Du crayon à la lumière
Le dessinateur français craignait de trop se rapprocher du travail de son modèle qu’il admirait. « Il fallait le montrer à l’écran avec mes armes, en différenciant nos deux univers graphiques. Je ne suis pas aussi doué que Bartolí et je n’avais pas de savoir-faire en animation. Il fallait un dessin qui ne soit pas de sa main. Pour la première partie, ma proposition est plutôt celle de la BD : résumer une action dans un dessin. J’ai plongé dans ce monde-là. »
Il s’est basé avec son coscénariste, Jean-Louis Milesi, sur un ouvrage du neveu de Bartolí comportant beaucoup d’inconnues. À partir de faits réels et de témoignages (du neveu, de son ancien compagnon à Barcelone et de sa veuve notamment), extrapolant quant au reste, il a créé le personnage d’un jeune dessinateur contemporain sans conscience sociale. Ce petit-fils d’un gendarme, qui aurait aidé jadis Josep à s’évader d’un camp, allait devenir le passeur du destin de l’artiste collé aux grands drames du XXe siècle. L’histoire de Josep a pris vie aussi notamment à travers les voix de Sergi López, de David Marsais, de Silvia Pérez Cruz.
« Le scénario était complexe et roulait sur plusieurs époques, précise Aurel. Chacune d’elles est déterminée par un style graphique. Dans les camps, il n’y a pas de couleurs. Je me suis inspiré du style de Bartolí, qui dessinait là-bas au crayon. Au Mexique, il a fait des tableaux multicolores. La lumière est apparue, et toute la gamme chromatique. Plus tard, il a laissé tomber le trait et peignait des masses et des couleurs. Mon film se promène ainsi à travers les styles. »
Entre les confinements, Josep a pris l’affiche à l’automne un mois en France, également en Espagne, où il reçut un accueil triomphal. « C’était au-delà de tous mes espoirs. Ce film m’a procuré une grande reconnaissance professionnelle et médiatique », avoue-t-il.

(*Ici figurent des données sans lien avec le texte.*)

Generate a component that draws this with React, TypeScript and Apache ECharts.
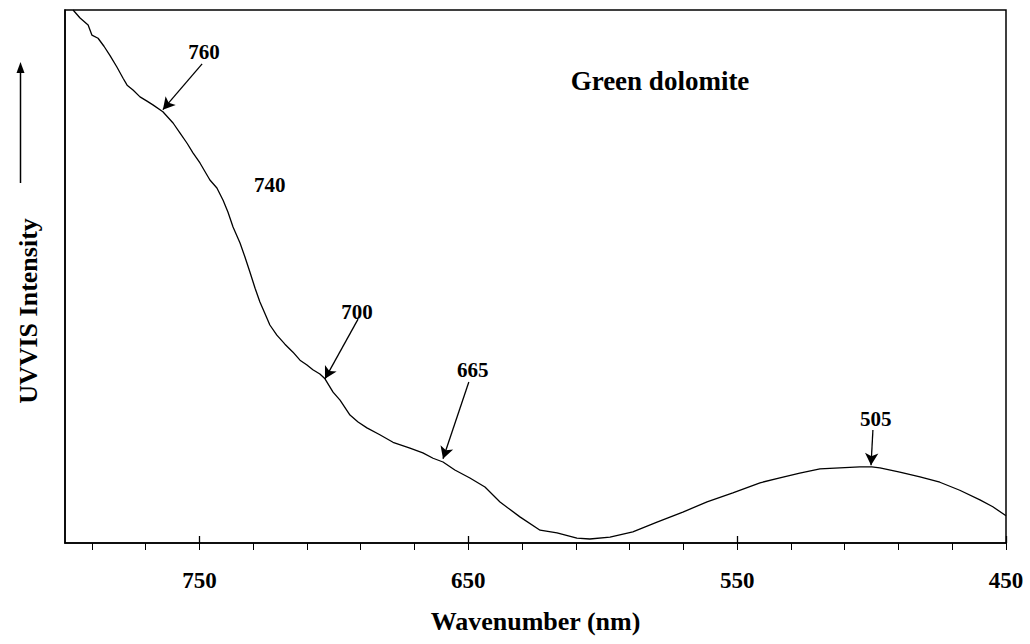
import React, { useEffect, useRef } from "react";
import * as echarts from "echarts";

// Wavelength (nm) and relative UV-VIS intensity (arbitrary units, 0-100)
const wavelength = [
  797.0, 794.4, 791.4, 790.0, 787.7, 785.5, 783.3, 780.7, 778.4, 776.9, 774.7, 772.1, 769.5, 767.3,
  763.6, 759.8, 757.2, 754.6, 752.4, 749.8, 746.1, 743.5, 741.2, 739.4, 737.5, 734.9, 733.1, 731.2,
  729.3, 727.5, 725.6, 723.8, 721.2, 718.2, 715.2, 712.6, 710.0, 707.8, 705.2, 703.3, 700.3, 697.7,
  694.0, 691.0, 687.7, 682.9, 678.0, 671.7, 666.9, 663.1, 659.4, 655.0, 649.4, 643.8, 638.2, 630.8,
  623.3, 617.0, 609.6, 604.8, 597.3, 588.8, 579.8, 570.2, 561.2, 551.6, 541.5, 534.1, 526.7, 519.2,
  511.8, 504.4, 499.9, 496.9, 489.5, 482.0, 474.6, 467.2, 459.7, 454.9, 450.0,
];
const intensity = [
  100.0, 98.5, 97.2, 95.3, 94.7, 93.2, 91.5, 89.3, 87.2, 85.9, 85.0, 83.7, 82.9, 82.2,
  80.9, 78.8, 76.9, 75.0, 73.2, 71.3, 68.1, 66.6, 64.3, 62.1, 59.3, 56.3, 53.7, 50.8,
  47.8, 45.2, 43.0, 40.9, 39.0, 37.3, 35.8, 34.3, 33.4, 32.5, 31.7, 30.8, 28.3, 26.8,
  24.0, 22.7, 21.6, 20.3, 18.9, 17.8, 16.9, 15.9, 15.2, 13.7, 12.2, 10.5, 7.7, 4.9,
  2.4, 1.9, 0.9, 0.75, 1.1, 2.1, 3.9, 5.8, 7.7, 9.4, 11.3, 12.2, 13.1, 13.9,
  14.1, 14.3, 14.3, 14.1, 13.3, 12.4, 11.4, 9.9, 8.1, 6.8, 5.1,
];

// Axis ticks and labels
const majorTicks = [450, 550, 650, 750];
const minorTicks = [
  450, 470, 490, 510, 530, 550, 570, 590, 610, 630, 650, 670, 690, 710, 730, 750, 770, 790,
];

// Peak annotations
const peakLabels = ["760", "740", "700", "665", "505"];
const peakLabelPos = [
  [748.3, 92.1],
  [723.8, 67.2],
  [691.4, 43.3],
  [648.3, 32.5],
  [498.4, 23.3],
];
const arrowFrom = [
  [749.0, 89.9],
  [691.0, 42.0],
  [649.8, 30.2],
  [499.5, 21.2],
];
const arrowTo = [
  [763.6, 81.3],
  [703.3, 30.8],
  [659.4, 15.8],
  [500.2, 14.6],
];

const FONT = "'Liberation Serif', 'Times New Roman', serif";

export default function App() {
  const ref = useRef<HTMLDivElement>(null);

  useEffect(() => {
    if (!ref.current) return;
    const chart = echarts.init(ref.current, undefined, { renderer: "svg" });
    const data = wavelength.map((w, i) => [w, intensity[i]]);

    const baseX = {
      type: "value",
      min: 450,
      max: 800,
      inverse: true,
      position: "bottom",
      splitLine: { show: false },
    };

    chart.setOption({
      animation: false,
      backgroundColor: "#ffffff",
      grid: {
        left: 65,
        right: 24,
        top: 10,
        bottom: 101,
        show: true,
        borderColor: "#000",
        borderWidth: 1.5,
        backgroundColor: "transparent",
      },
      xAxis: [
        {
          ...baseX,
          name: "Wavenumber (nm)",
          nameLocation: "middle",
          nameGap: 65,
          nameTextStyle: { fontFamily: FONT, fontWeight: "bold", fontSize: 26, color: "#000" },
          axisLine: { show: true, lineStyle: { color: "#000", width: 1.5 } },
          axisTick: {
            show: true,
            inside: false,
            length: 7,
            customValues: minorTicks,
            lineStyle: { color: "#000", width: 1 },
          },
          axisLabel: {
            show: true,
            customValues: majorTicks,
            margin: 26,
            fontFamily: FONT,
            fontWeight: "bold",
            fontSize: 23,
            color: "#000",
          },
        },
        {
          ...baseX,
          axisLine: { show: false },
          axisTick: {
            show: true,
            inside: true,
            length: 7,
            customValues: majorTicks,
            lineStyle: { color: "#000", width: 1.3 },
          },
          axisLabel: { show: false },
        },
      ],
      yAxis: {
        type: "value",
        min: 0,
        max: 100,
        axisLine: { show: true, lineStyle: { color: "#000", width: 1.5 } },
        axisTick: { show: false },
        axisLabel: { show: false },
        splitLine: { show: false },
      },
      series: [
        {
          type: "line",
          data,
          showSymbol: false,
          symbol: "none",
          clip: true,
          lineStyle: { color: "#000", width: 1.3 },
          markLine: {
            silent: true,
            symbol: ["none", "arrow"],
            symbolSize: [10, 12],
            lineStyle: { color: "#000", width: 1.3, type: "solid" },
            itemStyle: { color: "#000" },
            label: { show: false },
            data: arrowFrom.map((f, i) => [{ coord: f }, { coord: arrowTo[i] }]),
          },
          markPoint: {
            silent: true,
            symbol: "circle",
            symbolSize: 1,
            itemStyle: { color: "rgba(0,0,0,0)" },
            label: {
              show: true,
              position: "inside",
              fontFamily: FONT,
              fontWeight: "bold",
              fontSize: 21,
              color: "#000",
              formatter: (p: any) => p.name,
            },
            data: peakLabels.map((t, i) => ({ name: t, coord: peakLabelPos[i] })),
          },
        },
      ],
      graphic: [
        {
          type: "text",
          x: 660,
          y: 81,
          style: {
            text: "Green dolomite",
            fontFamily: FONT,
            fontWeight: "bold",
            fontSize: 27,
            fill: "#000",
            textAlign: "center",
            textVerticalAlign: "middle",
          },
        },
        {
          type: "text",
          x: 28,
          y: 311,
          rotation: Math.PI / 2,
          style: {
            text: "UVVIS Intensity",
            fontFamily: FONT,
            fontWeight: "bold",
            fontSize: 26,
            fill: "#000",
            textAlign: "center",
            textVerticalAlign: "middle",
          },
        },
        {
          type: "line",
          shape: { x1: 20.5, y1: 183, x2: 20.5, y2: 72 },
          style: { stroke: "#000", lineWidth: 1.5 },
        },
        {
          type: "polygon",
          shape: { points: [[20.5, 62], [16.5, 73], [24.5, 73]] },
          style: { fill: "#000" },
        },
      ],
    });

    return () => chart.dispose();
  }, []);

  return (
    <div
      ref={ref}
      style={{ position: "fixed", left: 0, top: 0, width: 1030, height: 644, background: "#fff" }}
    />
  );
}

Aurel déclare aller où le vent le pousse. Il possède plusieurs cordes à son arc et ignore encore si sa prochaine œuvre sera une animation ou un roman graphique. Mais son nom brille très fort grâce à Josep, désormais césarisé par-dessus le marché.
D’autant plus que cette aventure d’un exilé espagnol de la guerre civile évoque forcément les hordes de migrants qui frappent aujourd’hui aux portes des pays d’Europe et d’Amérique du Nord, parqués eux aussi. Des parallèles se font dans l’esprit du spectateur, ajoutant à l’actualité du film. Car l’histoire a la fâcheuse tendance à se répéter.
Josep prendra l’affiche le 10 décembre.